2. The idea of using multi-resolution is intuitive.

__ Weaknesses__: I am not an export in "implicit" models, but I wonder:
1. Why do you need to keep the all resolutions throughout, causing the slow runtime. If you reduce the resolution, would it achieve both high accuracy and low latency?
2. In addition of training latency/memory, how about inference latency for MDEQ?

__ Correctness__: The paper mainly claims the contribution of "multi-scale features" in implicit models. Although "multi-resolution" has been widely used in explicit models, it seems to be not common (and non-trivial) in implicit models, so I don't have any concerns about the claims.
The methodology is intuitive and reasonable, and verified by the strong results.

__ Clarity__: Yes, the paper is well written.

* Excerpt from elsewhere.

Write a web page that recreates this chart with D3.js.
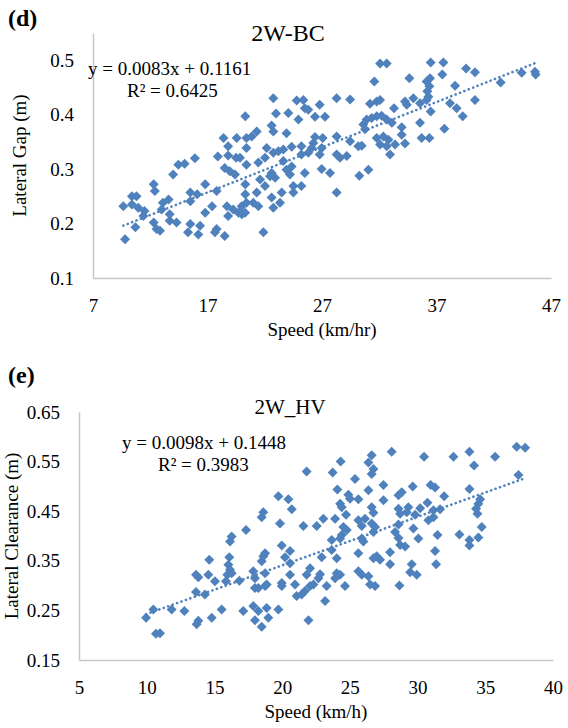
<!DOCTYPE html>
<html>
<head>
<meta charset="utf-8">
<script src="https://d3js.org/d3.v7.min.js"></script>
<style>
body { margin: 0; background: #fff; }
text { font-family: "Liberation Serif", "Times New Roman", serif; fill: #000; }
</style>
</head>
<body>
<script>
// 2W-BC : [speed km/hr, lateral gap m]
var bcPoints = [
 [20.3,0.397],[18.4,0.357],[19.55,0.357],[20.4,0.357],[18.8,0.342],[20.4,0.339],
 [17.9,0.323],[18.8,0.325],[19.5,0.321],[15.9,0.32],[14.45,0.308],[15.0,0.31],
 [14.0,0.29],[18.5,0.302],[18.95,0.296],[19.4,0.29],[20.3,0.272],[12.3,0.272],
 [12.4,0.26],[16.8,0.272],[15.5,0.257],[16.1,0.254],[17.8,0.26],[20.3,0.254],
 [10.4,0.25],[10.8,0.25],[9.65,0.232],[10.4,0.235],[10.95,0.229],[11.5,0.223],
 [11.4,0.214],[13.1,0.238],[13.6,0.244],[13.0,0.226],[13.7,0.217],[13.7,0.205],
 [15.5,0.241],[17.4,0.232],[16.8,0.22],[18.7,0.232],[19.25,0.226],[19.7,0.22],
 [18.8,0.214],[20.0,0.217],[20.4,0.238],[12.3,0.202],[12.55,0.19],[12.85,0.187],
 [14.3,0.202],[10.7,0.193],[15.5,0.199],[16.35,0.196],[15.3,0.184],[16.2,0.18],
 [17.8,0.19],[18.5,0.177],[17.65,0.184],[9.8,0.171],
 [32.07,0.494],[32.65,0.494],[31.57,0.461],[22.75,0.43],[24.79,0.426],[25.37,0.427],
 [25.5,0.412],[25.8,0.409],[26.8,0.418],[28.28,0.43],[29.45,0.428],[31.19,0.42],
 [31.78,0.424],[32.07,0.427],[33.29,0.412],[22.98,0.402],[24.06,0.403],[24.94,0.391],
 [26.39,0.396],[27.26,0.396],[30.9,0.391],[31.34,0.394],[31.78,0.397],[32.21,0.398],
 [32.65,0.391],[30.61,0.382],[30.76,0.373],[33.1,0.385],[22.6,0.38],[22.75,0.369],
 [23.9,0.366],[21.3,0.369],[20.86,0.36],[22.17,0.339],[22.75,0.33],[23.19,0.333],
 [23.62,0.336],[24.35,0.341],[25.2,0.342],[26.39,0.359],[27.06,0.357],[26.24,0.348],
 [26.1,0.339],[26.97,0.339],[28.28,0.36],[29.45,0.351],[30.17,0.342],[30.47,0.343],
 [31.78,0.357],[32.36,0.36],[32.8,0.354],[32.07,0.345],[32.65,0.342],[32.94,0.327],
 [25.2,0.327],[25.8,0.33],[26.8,0.327],[28.28,0.327],[28.57,0.321],[29.16,0.324],
 [19.84,0.321],[21.44,0.312],[22.02,0.321],[20.4,0.308],[23.62,0.315],[24.35,0.305],
 [22.6,0.293],[22.46,0.287],[22.9,0.284],[23.9,0.299],[24.2,0.29],[25.5,0.293],
 [26.97,0.3],[27.7,0.293],[30.26,0.288],[31.05,0.299],[21.59,0.281],[22.02,0.269],
 [21.3,0.257],[24.5,0.269],[25.2,0.269],[24.5,0.257],[28.28,0.257],[19.98,0.232],
 [21.0,0.238],[21.44,0.232],[22.6,0.248],[22.75,0.229],[23.33,0.238],[23.48,0.257],
 [20.28,0.22],[21.88,0.184],
 [36.49,0.496],[37.6,0.496],[39.58,0.485],[40.36,0.478],[37.51,0.474],[34.63,0.467],
 [44.44,0.477],[45.6,0.479],[45.66,0.474],[42.6,0.459],[38.62,0.453],[36.14,0.461],
 [36.43,0.467],[36.38,0.452],[36.2,0.443],[36.29,0.433],[36.14,0.427],[40.36,0.427],
 [34.25,0.424],[34.98,0.43],[35.56,0.421],[34.4,0.418],[38.18,0.421],[38.76,0.412],
 [36.49,0.406],[39.29,0.397],[35.56,0.385],[33.96,0.377],[33.96,0.363],[37.69,0.374],
 [35.7,0.357],[36.38,0.357],[33.38,0.345],[34.25,0.347]
];

// 2W_HV : [speed km/h, lateral clearance m]
var hvPoints = [
 [17.33,0.412],[16.27,0.399],[16.15,0.389],[14.62,0.352],[16.1,0.357],[16.03,0.342],
 [16.15,0.332],[15.95,0.322],[16.27,0.325],[13.64,0.322],[13.81,0.317],[14.55,0.322],
 [15.04,0.309],[15.85,0.309],[16.84,0.31],[13.64,0.287],[14.3,0.282],[10.49,0.252],
 [9.95,0.235],[11.84,0.252],[12.78,0.249],[15.53,0.252],[17.13,0.249],[14.8,0.235],
 [13.81,0.229],[13.69,0.222],[10.68,0.203],[10.98,0.204],
 [26.61,0.563],[26.37,0.548],[26.74,0.535],[26.61,0.525],[28.09,0.57],[24.32,0.55],
 [21.81,0.53],[23.73,0.528],[25.38,0.515],[27.48,0.503],[24.08,0.494],[26.37,0.492],
 [24.89,0.483],[25.01,0.475],[25.63,0.474],[27.48,0.472],[19.72,0.48],[20.46,0.474],
 [20.71,0.454],[24.28,0.465],[24.4,0.458],[26.61,0.458],[26.74,0.447],[18.61,0.448],
 [18.49,0.438],[24.72,0.443],[23.04,0.435],[23.91,0.435],[25.63,0.432],[26.12,0.435],
 [25.88,0.42],[26.61,0.425],[26.86,0.418],[26.74,0.408],[19.84,0.425],[21.57,0.42],
 [22.55,0.42],[24.52,0.418],[24.77,0.412],[24.4,0.402],[24.28,0.395],[25.88,0.395],
 [26.0,0.389],[23.66,0.392],[23.66,0.372],[19.97,0.381],[20.58,0.37],[18.74,0.365],
 [18.61,0.359],[18.49,0.349],[20.21,0.357],[20.58,0.345],[22.92,0.357],[24.03,0.355],
 [25.63,0.365],[26.74,0.355],[26.98,0.359],[27.23,0.352],[27.97,0.367],[17.87,0.329],
 [17.99,0.315],[18.74,0.325],[18.86,0.302],[20.58,0.322],[19.97,0.305],[19.97,0.299],
 [20.95,0.302],[22.06,0.335],[21.81,0.322],[22.8,0.323],[22.68,0.315],[22.31,0.302],
 [22.06,0.299],[21.69,0.289],[21.07,0.279],[21.44,0.282],[23.29,0.299],[24.03,0.325],
 [24.28,0.322],[23.91,0.315],[24.64,0.299],[25.63,0.329],[25.88,0.322],[26.37,0.319],
 [26.49,0.302],[26.86,0.299],[17.99,0.295],[18.24,0.295],[18.74,0.299],[23.17,0.269],
 [17.87,0.259],[18.24,0.249],[18.86,0.255],[18.98,0.235],[19.72,0.252],[17.99,0.23],
 [18.49,0.217],[21.94,0.23],
 [30.48,0.56],[32.65,0.56],[33.83,0.57],[35.72,0.56],[37.32,0.58],[37.94,0.578],
 [34.17,0.542],[37.45,0.523],[29.64,0.5],[30.97,0.503],[31.29,0.498],[33.83,0.495],
 [28.83,0.488],[28.59,0.482],[31.96,0.48],[30.73,0.467],[34.62,0.474],[34.49,0.465],
 [34.32,0.455],[34.42,0.445],[28.59,0.455],[28.71,0.445],[29.32,0.458],[29.2,0.448],
 [30.19,0.456],[29.82,0.443],[31.66,0.454],[31.17,0.452],[31.17,0.438],[30.8,0.432],
 [28.59,0.423],[28.34,0.408],[29.69,0.415],[34.74,0.418],[28.59,0.396],[30.06,0.395],
 [31.47,0.402],[33.09,0.403],[33.83,0.392],[33.83,0.381],[34.49,0.397],[28.71,0.382],
 [29.08,0.379],[31.29,0.37],[27.97,0.343],[29.57,0.343],[31.37,0.343],[29.45,0.327],
 [29.94,0.322],[28.66,0.3]
];

var bcXTicks = [7, 17, 27, 37, 47];
var bcYTicks = [0.1, 0.2, 0.3, 0.4, 0.5];
var hvXTicks = [5, 10, 15, 20, 25, 30, 35, 40];
var hvYTicks = [0.15, 0.25, 0.35, 0.45, 0.55, 0.65];

var bcFit = [0.0083, 0.1161];   // slope, intercept
var hvFit = [0.0098, 0.1448];

var blue = "#4f81bd";

var svg = d3.select("body")
    .append("svg")
    .attr("width", 568)
    .attr("height", 728);

function drawPanel(c) {
    var x = d3.scaleLinear().domain(c.xDomain).range([c.left, c.right]);
    var y = d3.scaleLinear().domain(c.yDomain).range([c.bottom, c.top]);
    var g = svg.append("g");

    // axes
    var ax = g.append("g")
        .attr("transform", "translate(0," + c.bottom + ")")
        .call(d3.axisBottom(x).tickValues(c.xTicks).tickSize(0).tickPadding(21));
    var ay = g.append("g")
        .attr("transform", "translate(" + c.left + ",0)")
        .call(d3.axisLeft(y).tickValues(c.yTicks).tickSize(0).tickPadding(19)
            .tickFormat(d3.format(c.yFormat)));
    [ax, ay].forEach(function(a) {
        a.select(".domain").attr("stroke", "#c6c6c6").attr("stroke-width", 1.5);
        a.selectAll("text").style("font-size", "19px")
            .style("font-family", "'Liberation Serif', serif");
    });

    // trend line
    var ext = d3.extent(c.points, function(d) { return d[0]; });
    g.append("line")
        .attr("x1", x(ext[0])).attr("y1", y(c.fit[0] * ext[0] + c.fit[1]))
        .attr("x2", x(ext[1])).attr("y2", y(c.fit[0] * ext[1] + c.fit[1]))
        .attr("stroke", blue)
        .attr("stroke-width", 2.6)
        .attr("stroke-linecap", "round")
        .attr("stroke-dasharray", "0.1 4.6");

    // points
    var sym = d3.symbol().type(d3.symbolSquare).size(50);
    g.selectAll("path.pt")
        .data(c.points)
        .enter().append("path")
        .attr("class", "pt")
        .attr("d", sym)
        .attr("fill", blue)
        .attr("transform", function(d) {
            return "translate(" + x(d[0]) + "," + y(d[1]) + ") rotate(45)";
        });

    // texts
    g.append("text").attr("x", 8).attr("y", c.tagY)
        .style("font-size", "24px").style("font-weight", "bold").text(c.tag);
    g.append("text").attr("x", c.titleX).attr("y", c.titleY)
        .attr("text-anchor", "middle").style("font-size", c.titleSize).text(c.title);
    g.append("text").attr("x", c.eqX).attr("y", c.eqY)
        .style("font-size", "19px").text(c.eq);
    g.append("text").attr("x", c.r2X).attr("y", c.eqY + 22)
        .style("font-size", "19px").text(c.r2);
    g.append("text").attr("x", (c.left + c.right) / 2).attr("y", c.bottom + 58)
        .attr("text-anchor", "middle").style("font-size", "19px").text(c.xTitle);
    g.append("text")
        .attr("transform", "translate(" + c.yTitleX + "," + (c.top + c.bottom) / 2 + ") rotate(-90)")
        .attr("text-anchor", "middle").style("font-size", "19px").text(c.yTitle);
}

drawPanel({
    points: bcPoints, fit: bcFit,
    xDomain: [7, 47], yDomain: [0.1, 0.55],
    xTicks: bcXTicks, yTicks: bcYTicks, yFormat: ".1f",
    left: 93, right: 551, top: 33, bottom: 278,
    tag: "(d)", tagY: 26,
    title: "2W-BC", titleX: 288, titleY: 41, titleSize: "24px",
    eq: "y = 0.0083x + 0.1161", eqX: 88, eqY: 75,
    r2: "R² = 0.6425", r2X: 127,
    xTitle: "Speed (km/hr)", yTitle: "Lateral Gap (m)", yTitleX: 26
});

drawPanel({
    points: hvPoints, fit: hvFit,
    xDomain: [5, 40], yDomain: [0.15, 0.65],
    xTicks: hvXTicks, yTicks: hvYTicks, yFormat: ".2f",
    left: 79, right: 553, top: 412, bottom: 660,
    tag: "(e)", tagY: 383,
    title: "2W_HV", titleX: 290, titleY: 414, titleSize: "21px",
    eq: "y = 0.0098x + 0.1448", eqX: 122, eqY: 449,
    r2: "R² = 0.3983", r2X: 158,
    xTitle: "Speed (km/h)", yTitle: "Lateral Clearance (m)", yTitleX: 18
});
</script>
</body>
</html>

__ Relation to Prior Work__: N/A

__ Reproducibility__: Yes

__ Additional Feedback__: The core idea of this paper is about multi-resolution, however it is unclear why and how multi-resolution is helpful. It would be better to do some ablation studies, such as:
1. Comparing w/o and w/ multi-resolution using the same model and setting;
2. Comparing different types of multi-resolutions. Assuming the original image is 224, you can compare {224, 112}, {224, 112, 56}, {224, 112, 56, 28}, etc. In this way, we can better understand how multi-resolution helps the final accuracy and memory cost.